Look closely at the carpeting close to where it meets the walls, here in the foyer connecting four guest staterooms. Jon Bannenberg designed the fringes to mimic breaking waves. The skylight above the stone artwork is part of the sole where the tenders stow, on the main aft deck. Photo by Jeff Brown.
The upper-deck VIP stateroom can become a suite. Sliding doors at the threshold connect it to (or close it off from) a TV lounge. The lounge can become a private study. Even the en suite VIP head has sliding doors, too, to one side. They let the room become accessible directly from the lounge/study. Photo by Jeff Brown.
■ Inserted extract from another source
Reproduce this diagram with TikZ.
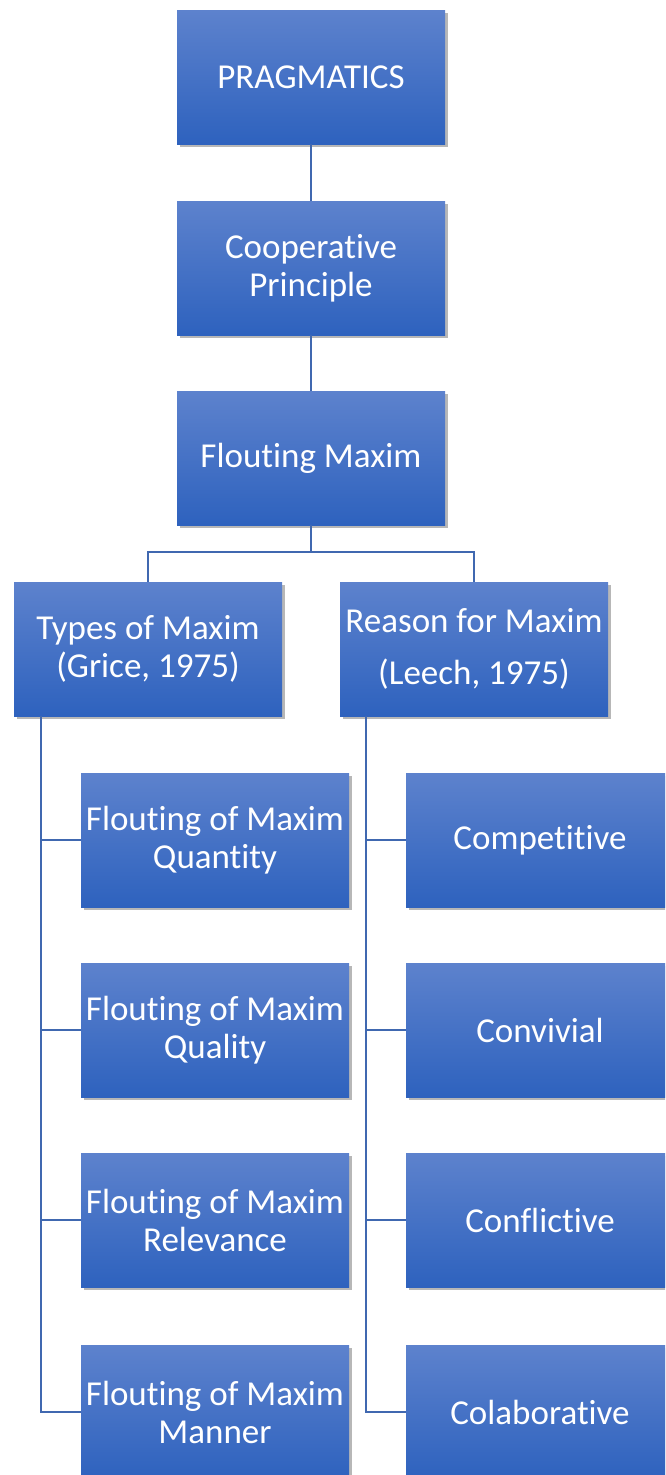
\documentclass[tikz,border=0pt]{standalone}
\usepackage{fontspec}
\setmainfont{Carlito}[Ligatures=NoCommon]
\usetikzlibrary{positioning, calc, shadows}
\definecolor{boxtop}{RGB}{93,130,205}
\definecolor{boxbot}{RGB}{46,98,190}
\definecolor{linkblue}{RGB}{64,104,176}
\begin{document}
\begin{tikzpicture}[x=1pt, y=-1pt,
  mapbox/.style={rectangle, minimum width=268pt, minimum height=134pt, inner sep=0pt,
    top color=boxtop, bottom color=boxbot, text=white, align=center,
    font=\fontsize{35}{38}\selectfont,
    drop shadow={shadow xshift=3pt, shadow yshift=-3pt, opacity=0.4, fill=black!70}},
  link/.style={draw=linkblue, line width=1.6pt}]
  \useasboundingbox (0,0) rectangle (665,1475);
  \clip (0,0) rectangle (665,1475);
  % main chain
  \node[mapbox] (prag) at (311,77) {PRAGMATICS};
  \node[mapbox] (coop) at (311,268) {Cooperative\\Principle};
  \node[mapbox] (flout) at (311,458) {Flouting Maxim};
  \node[mapbox] (types) at (148,649) {Types of Maxim\\(Grice, 1975)};
  \node[mapbox] (reason) at (474,649) {Reason for Maxim\\[14pt](Leech, 1975)};
  % types of maxim
  \node[mapbox] (qty) at (215,840) {Flouting of Maxim\\Quantity};
  \node[mapbox] (qly) at (215,1030) {Flouting of Maxim\\Quality};
  \node[mapbox] (rel) at (215,1220) {Flouting of Maxim\\Relevance};
  \node[mapbox] (man) at (215,1412) {Flouting of Maxim\\Manner};
  % reasons
  \node[mapbox] (comp) at (540,840) {Competitive};
  \node[mapbox] (conv) at (540,1030) {Convivial};
  \node[mapbox] (conf) at (540,1220) {Conflictive};
  \node[mapbox] (colab) at (540,1412) {Colaborative};
  % connectors
  \coordinate (split) at (311,552);
  \coordinate (ltrunk) at (41,716);
  \coordinate (rtrunk) at (366,716);
  \begin{scope}[on background layer/.try]
  \draw[link] (prag) -- (coop);
  \draw[link] (coop) -- (flout);
  \draw[link] (flout) -- (split) -| (types);
  \draw[link] (split) -| (reason);
  \foreach \kid in {qty, qly, rel, man}
    \draw[link] (ltrunk) |- (\kid.west);
  \foreach \kid in {comp, conv, conf, colab}
    \draw[link] (rtrunk) |- (\kid.west);
  \end{scope}
\end{tikzpicture}
\end{document}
Naturally, the owners’ suite occupies the best real estate, one deck up from the VIP. If you assume it’s tough to take in the views from the bed, due to the positioning of the ports, think again: The bed rises electrically, quite high, to let you take in vistas without craning your neck. And yes, it’s another original feature. Photo by Jeff Brown.
Also unusual for the 1990s, the yacht was designed with a gym and a spa, two features highly in demand aboard charter yachts these days. Located just off the swim platform, the area includes a colorfully tiled steam sauna (with different aromas, no less), plus stowage for dive equipment. Photo by Jeff Brown.
This patio-like area is a few steps down from Coral Ocean’s sundeck. The round section behind the seat is a peekaboo port into the pool, laid with mosaics. The patio can double as a secluded massage area or intimate dining spot. Photo by Jeff Brown.
Since Coral Ocean is now meant to charter, guests will spend abundant time outside. The upper-deck bar, with sunpads spanning the full beam fully aft, is sure to please. There’s plenty of space for a crowd to spread out. Speaking of crowds, when the tenders are offloaded, 80 people can party on the aft main deck. Photo by Jeff Brown.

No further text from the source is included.